Dear Owen was really innovative, I thought, in the way it sought (seeks? it seems to be finished) to combine characters and an overarching storyline with current daily linking. I haven't seen anyone else do quite that yet.
Posted by: steve | April 22, 2003 07:23 PM
I think the best would be dual blogs from Jeeves & Wooster.
Posted by: Michael | April 22, 2003 07:41 PM
That would be great, Michael. Also, archy & Mehitabel were born to blog.
Posted by: steve | April 22, 2003 08:28 PM
Who are 'archy & Mehitabel' ?
Posted by: Michael | April 22, 2003 10:53 PM
Werther would have made a good blogger. It's not like anyone ever answered his letters anyway.
Posted by: Ryan | April 22, 2003 11:40 PM
archy was a cockroach who borrowed writer Don Marquis' typewriter at night to hop out his own stories, all lowercase since he couldn't manage the shift key. Mehitabel was a cat, and his best friend. Their stories ran first as a column in the New York Evening Sun, then were collected into some very funny books.
Posted by: steve | April 23, 2003 06:54 AM
Funny,
I just discussed this with some other danish bloggers, as an off topic topic, when we were talking about blogging in danish or in english.
I'm currently working on a novel, and I am considering doing it "in the open", but I havn't found the right format.
I could write a fictional blog.
I could build a (number of) webpage(s) as the fictional "world".
I could put the novel online and open a "workshop".
The thing is that I feel more comfortable writing in danish, and my current blog is nonfictional and in english (well - sort of).
I don't really have the perfect solution.
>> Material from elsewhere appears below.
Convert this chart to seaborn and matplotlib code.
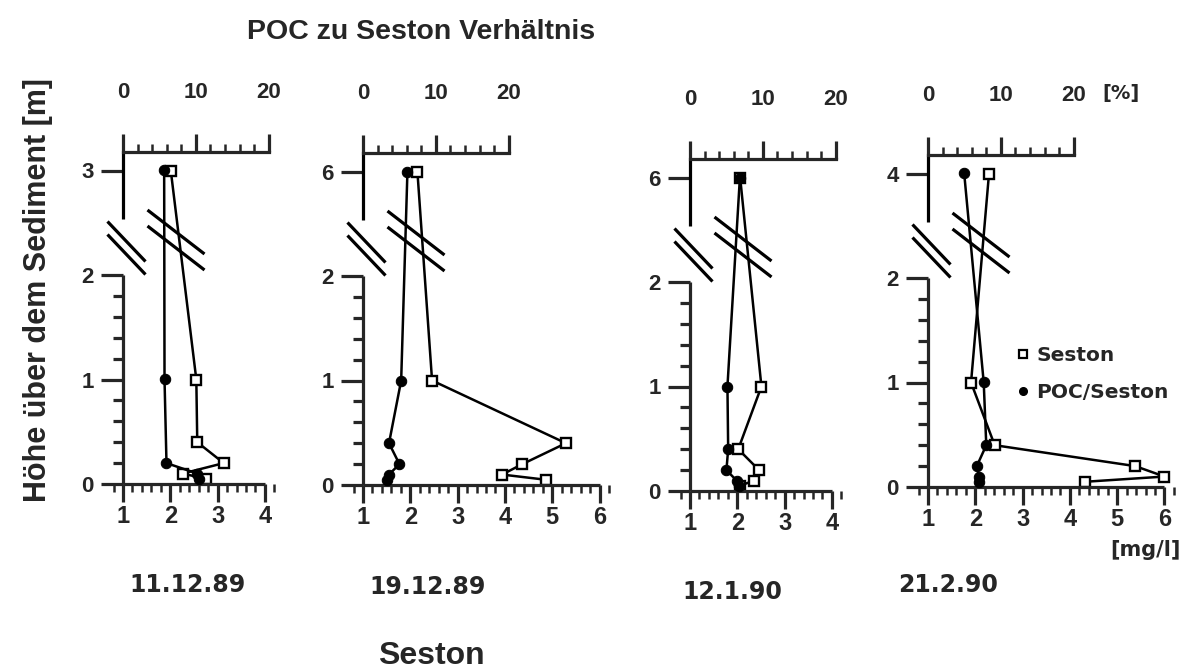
import numpy as np
import matplotlib
matplotlib.use("Agg")
import matplotlib.pyplot as plt
from matplotlib.lines import Line2D
from matplotlib.ticker import FixedLocator, FixedFormatter, MultipleLocator
import seaborn as sns

# ---------------------------------------------------------------- data
dates = ["11.12.89", "19.12.89", "12.1.90", "21.2.90"]
top_heights = [3, 6, 6, 4]          # uppermost sampling height per date [m]
seston_max = [4, 6, 4, 6]           # end of the Seston axis [mg/l]

# Seston [mg/l] (open squares)
seston_h_1 = [3, 1, 0.4, 0.2, 0.1, 0.05]
seston_1 = [2.01, 2.55, 2.57, 3.13, 2.26, 2.75]
seston_h_2 = [6, 1, 0.4, 0.2, 0.1, 0.05]
seston_2 = [2.15, 2.46, 5.29, 4.37, 3.94, 4.87]
seston_h_3 = [6, 1, 0.4, 0.2, 0.1, 0.05]
seston_3 = [2.06, 2.51, 2.02, 2.46, 2.36, 2.05]
seston_h_4 = [4, 1, 0.4, 0.2, 0.1, 0.05]
seston_4 = [2.29, 1.91, 2.41, 5.38, 6.0, 4.32]

# POC/Seston ratio [%] (filled circles)
poc_h_1 = [3, 1, 0.2, 0.1, 0.05]
poc_1 = [5.65, 5.7, 5.97, 10.2, 10.5]
poc_h_2 = [6, 1, 0.4, 0.2, 0.1, 0.05]
poc_2 = [6.1, 5.24, 3.57, 5.0, 3.57, 3.33]
poc_h_3 = [6, 1, 0.4, 0.2, 0.1, 0.05]
poc_3 = [6.85, 5.14, 5.24, 5.0, 6.4, 6.7]
poc_h_4 = [4, 1, 0.4, 0.2, 0.1, 0.05]
poc_4 = [4.97, 7.65, 8.0, 6.7, 7.0, 7.0]

seston_heights = [seston_h_1, seston_h_2, seston_h_3, seston_h_4]
seston_values = [seston_1, seston_2, seston_3, seston_4]
poc_heights = [poc_h_1, poc_h_2, poc_h_3, poc_h_4]
poc_values = [poc_1, poc_2, poc_3, poc_4]

pct_ticks = [0, 10, 20]

# ---------------------------------------------------------------- layout
W, H = 1200, 670
sns.set_theme(style="ticks")
plt.rcParams["font.family"] = ["Liberation Sans", "DejaVu Sans"]
plt.rcParams["font.weight"] = "bold"
WIDE = ["DejaVu Sans"]

fig = plt.figure(figsize=(W / 100, H / 100), dpi=100)
fig.patch.set_facecolor("white")

SX = 47.3          # px per mg/l
SY = 104.5         # px per m (lower part of the broken axis)
PCT_SPAN = 3.08    # width of the 0-20 % scale in mg/l units
TOP_POS = 3.0      # plotted position of the uppermost height
AXIS_TOP = 3.18    # plotted position of the % axis
UPPER_LOW = 2.54   # lower end of the upper axis piece
LW_AX = 2.3
LW_DATA = 1.8

# pixel anchors: x of Seston = 1, y of height = 0
anchors = [(123, 484), (363, 485), (690, 491), (928, 487)]
date_pos = [(187, 585), (428, 587), (732, 592), (948, 585)]


def broken(top):
    k = (TOP_POS - 2.0) / (top - 2.0)

    def fwd(y):
        y = np.asarray(y, dtype=float)
        return np.where(y <= 2, y, 2 + (y - 2) * k)

    def inv(v):
        v = np.asarray(v, dtype=float)
        return np.where(v <= 2, v, 2 + (v - 2) / k)

    return fwd, inv


def fig_xy(px, py):
    return px / W, 1 - py / H


def slash_pair(cx, cy, hw, hh, gap):
    for off in (-gap / 2, gap / 2):
        xs = [cx - hw, cx + hw]
        ys = [cy - hh + off, cy + hh + off]
        fx = [x / W for x in xs]
        fy = [1 - y / H for y in ys]
        fig.add_artist(Line2D(fx, fy, transform=fig.transFigure, color="black",
                              lw=2.3, solid_capstyle="butt"))


for i in range(4):
    x1px, y0px = anchors[i]
    xmax = seston_max[i]
    top = top_heights[i]
    fwd, inv = broken(top)

    xlo, xhi = 0.75, xmax + 0.25
    ylo, yhi = -0.15, AXIS_TOP
    left = x1px + (xlo - 1) * SX
    width = (xhi - xlo) * SX
    ptop = y0px - yhi * SY
    pbot = y0px - ylo * SY
    ax = fig.add_axes([left / W, 1 - pbot / H, width / W, (pbot - ptop) / H])
    ax.set_yscale("function", functions=(fwd, inv))
    ax.set_xlim(xlo, xhi)
    ax.set_ylim(ylo, float(inv(yhi)))
    ax.patch.set_alpha(0)

    twin = ax.twiny()
    twin.set_xlim((xlo - 1) * 20 / PCT_SPAN, (xhi - 1) * 20 / PCT_SPAN)

    # Seston profile
    sns.lineplot(x=seston_values[i], y=seston_heights[i], sort=False,
                 estimator=None, ax=ax, color="black", lw=LW_DATA,
                 marker="s", markersize=7, markerfacecolor="white",
                 markeredgecolor="black", markeredgewidth=1.7, clip_on=False)
    # POC/Seston profile
    sns.lineplot(x=poc_values[i], y=poc_heights[i], sort=False,
                 estimator=None, ax=twin, color="black", lw=LW_DATA,
                 marker="o", markersize=7.5, markerfacecolor="black",
                 markeredgecolor="black", clip_on=False)
    ax.set_ylim(ylo, float(inv(yhi)))
    ax.set_xlim(xlo, xhi)
    twin.set_xlim((xlo - 1) * 20 / PCT_SPAN, (xhi - 1) * 20 / PCT_SPAN)

    # spines
    for s in ("top", "right"):
        ax.spines[s].set_visible(False)
    ax.spines["bottom"].set_position(("data", 0))
    ax.spines["bottom"].set_bounds(1, xmax)
    ax.spines["left"].set_position(("data", 1))
    ax.spines["left"].set_bounds(0, 2)
    for s in ("bottom", "left"):
        ax.spines[s].set_linewidth(LW_AX)
        ax.spines[s].set_capstyle("butt")
    for s in ("bottom", "left", "right"):
        twin.spines[s].set_visible(False)
    twin.spines["top"].set_bounds(0, 20)
    twin.spines["top"].set_linewidth(LW_AX)
    ax.plot([1, 1], [float(inv(UPPER_LOW)), float(inv(AXIS_TOP))], color="black",
            lw=LW_AX, clip_on=False, solid_capstyle="butt")

    # ticks: height
    ax.yaxis.set_major_locator(FixedLocator([0, 1, 2, top]))
    ax.yaxis.set_major_formatter(FixedFormatter(["0", "1", "2", str(top)]))
    ax.yaxis.set_minor_locator(FixedLocator([0.2, 0.4, 0.6, 0.8, 1.2, 1.4, 1.6, 1.8]))
    ax.tick_params(axis="y", which="major", length=16, width=LW_AX, pad=5,
                   labelsize=16, direction="out")
    ax.tick_params(axis="y", which="minor", length=7, width=LW_AX, direction="out")
    # ticks: Seston
    ax.xaxis.set_major_locator(FixedLocator(list(range(1, xmax + 1))))
    ax.xaxis.set_minor_locator(MultipleLocator(0.2))
    ax.tick_params(axis="x", which="major", length=13, width=LW_AX, pad=2,
                   labelsize=17, direction="out")
    ax.tick_params(axis="x", which="minor", length=6, width=1.8, direction="out")
    ax.set_xlabel("")
    ax.set_ylabel("")
    # ticks: POC/Seston
    twin.xaxis.set_major_locator(FixedLocator(pct_ticks))
    twin.xaxis.set_minor_locator(FixedLocator([2, 4, 6, 8, 12, 14, 16, 18]))
    twin.tick_params(axis="x", which="major", length=13, width=LW_AX, pad=22,
                     labelsize=16, direction="out")
    twin.tick_params(axis="x", which="minor", length=6, width=1.8, direction="out")
    twin.set_xlabel("")
    for lab in ax.get_xticklabels() + ax.get_yticklabels() + twin.get_xticklabels():
        lab.set_fontweight("bold")

    # axis break marks
    slash_pair(x1px + 3.5, y0px - 236, 19, 20, 13)
    slash_pair(x1px + 53, y0px - 244, 28.5, 22, 16)

    dx, dy = date_pos[i]
    fig.text(*fig_xy(dx, dy), dates[i], ha="center", va="center",
             fontsize=17, fontweight="bold", family=WIDE)

# ---------------------------------------------------------------- texts
fig.text(*fig_xy(421, 32), "POC zu Seston Verhältnis", ha="center", va="center",
         fontsize=20.5, fontweight="bold")
fig.text(*fig_xy(431, 656), "Seston", ha="center", va="center",
         fontsize=23, fontweight="bold")
fig.text(*fig_xy(38, 290), "Höhe über dem Sediment [m]", ha="center", va="center",
         rotation=90, fontsize=22, fontweight="bold")
fig.text(*fig_xy(1121, 93), "[%]", ha="center", va="center",
         fontsize=14, fontweight="bold", family=WIDE)
fig.text(*fig_xy(1145, 550), "[mg/l]", ha="center", va="center",
         fontsize=15, fontweight="bold", family=WIDE)

handles = [
    Line2D([], [], ls="", marker="s", markersize=5.5, markerfacecolor="white",
           markeredgecolor="black", markeredgewidth=1.6),
    Line2D([], [], ls="", marker="o", markersize=5.5, markerfacecolor="black",
           markeredgecolor="black"),
]
fig.legend(handles, ["Seston", "POC/Seston"], loc="upper left",
           bbox_to_anchor=fig_xy(1015, 346), frameon=False,
           prop={"size": 14.5, "weight": "bold", "family": WIDE},
           handletextpad=0.25, labelspacing=0.9, handlelength=0.8,
           borderpad=0, borderaxespad=0)

fig.savefig("out.png", dpi=100, facecolor="white")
But I'm quite sure that new art forms will spring from blogging - and especially from collaborative social software. I use Drupal as my software, which provides me with a "collaborative book" module. I'm still considering a good use for that.
Posted by: Gunnar Langemark | April 23, 2003 10:17 AM
I think Emily Dickinson would make a great blogger
-- she wouldn't ramble
-- she never left her room anyway
-- she'd have one helluvan interesting blogroll
But could she muster enough words for a novel? That's a tough one...
Posted by: Sheila Lennon | April 23, 2003 11:56 AM
Epistolary novels are nearly blogs already. Richardson's _Pamela_ (1741), for instance, is a live, updated, to-the-moment account.
We have one example already out there, too, in the Pepysblog: http://www.pepysdiary.com/ .
Posted by: Bryan Alexander | April 23, 2003 05:35 PM
Friends, I've got a literary blog. It's about my life, but it's more episodic tales than a diary, Viewer discretion is advised.
Posted by: Jack | November 7, 2003 07:03 PM
I'm surprised there aren't more of these things around. I recently started a blog novel, www.sparrowsfart.blogspot.com, and I've got a couple of others (3 so far) listed on the site. I'm yet to come across one that lasts, I suspect people don't get the readers as quickly as they would like and chuck it in.